By Aine McGlinchey
A group of Derry knitters have sent over 1,000 blankets to help child refugees in Greece. The Derry Square Knitters have also made teddies and other items which are dispatched every month.
In addition they have raised over £3,000 and collected high chairs, nappies and other essential goods.
The group was founded by Mary Hunt in 2015, and was set up to help the refugee crisis. They have over 590 members on their Facebook group, who knit, crochet and sew. Each month, a container goes out to Greece for the refugees that are mostly from Syria, Iraq and Afghanistan.
The knitters have made hats, scarfs, and little knitted toys and raise money to provide families with essentials. Hilda Orr from Fund A Food Drop Group has been working with the knitters giving them advice on what the refugees need. Hilda said “the boost given to families when they receive these is amazing.”
Jean Doherty has been a member in the group for about four years. When asked why she was inspired to join the group she said, “Children don’t ask to be born into conflict or poverty.”
After seeing devastating images of refugee children she felt she needed to help. Jean has helped raise over £3120 and £250 in one weekend alone.
“I know exactly where these (clothing) are going and who they’re going to. And that was very gratifying to me because it wasn’t going to a big organisation that was going to be taken off travel costs and all sorts.
“We make the goods, I sell them and hand the money to her (Hilda) and she hands the money directly to the people who need it,” Jean said.
Recently, a staggering £560 was raised to cover the cost of new shoes and other needs for the children in Athens. For Christmas this year, the group set out 26 parcels for the children to have something to look forward to on Christmas day.

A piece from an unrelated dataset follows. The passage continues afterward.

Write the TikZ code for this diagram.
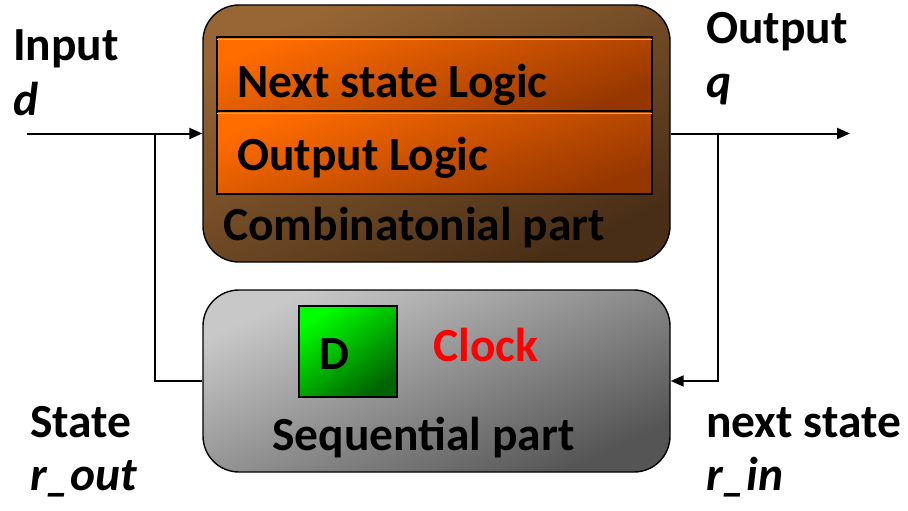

Their focus is on families and babies, and they now have gotten four families and 22 children off the streets. By getting them into hostels and raised €300 for an apartment deposit.
“Some of these people are fleeing for their lives and they are terrified.

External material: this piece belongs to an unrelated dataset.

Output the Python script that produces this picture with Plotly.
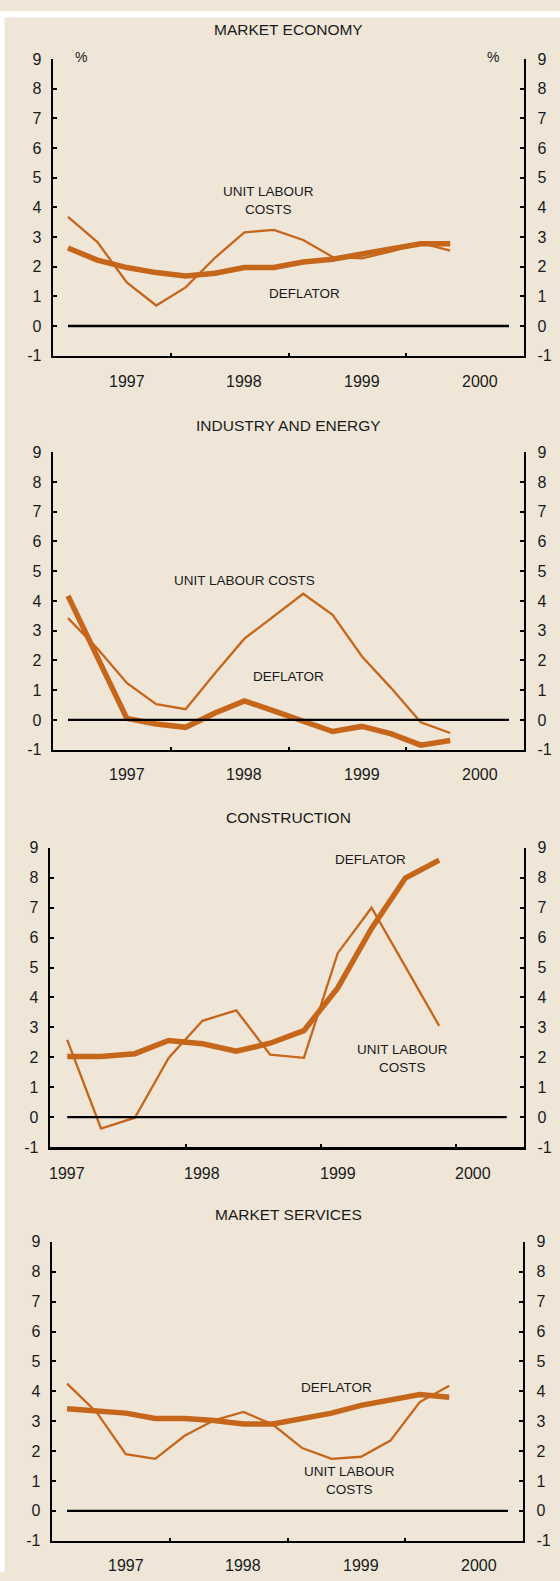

“There’s already been a few killed, apparently they were recognised.” Jean says, as she talks about the devastating effects from ISIS, as the refugees can’t show their face on social media from the fear of being recognised.
“It’s a community and a common interest in humanity and caring for people who are less fortunate than ourselves,” Jean continued.
“The Irish were immigrants all around the world, and because of that, the mass immigration here, if we hadn’t been taken in as accepted by those countries, I think our history books would be reading very differently.
“As Irish people we have an empathy for people in that situation.
“We have a culture of creativity here with lots of skills. And kitting, crocheting and dress making and all that is part of it, and it’s dying out. It’s interesting that the vast majority in this group are older women.
“We live in a disposable economy. We live in a throw away environment and I would like to change that. And hold on to this creative part of our culture and history.
“The best way to help is to share. Spread the word and share.”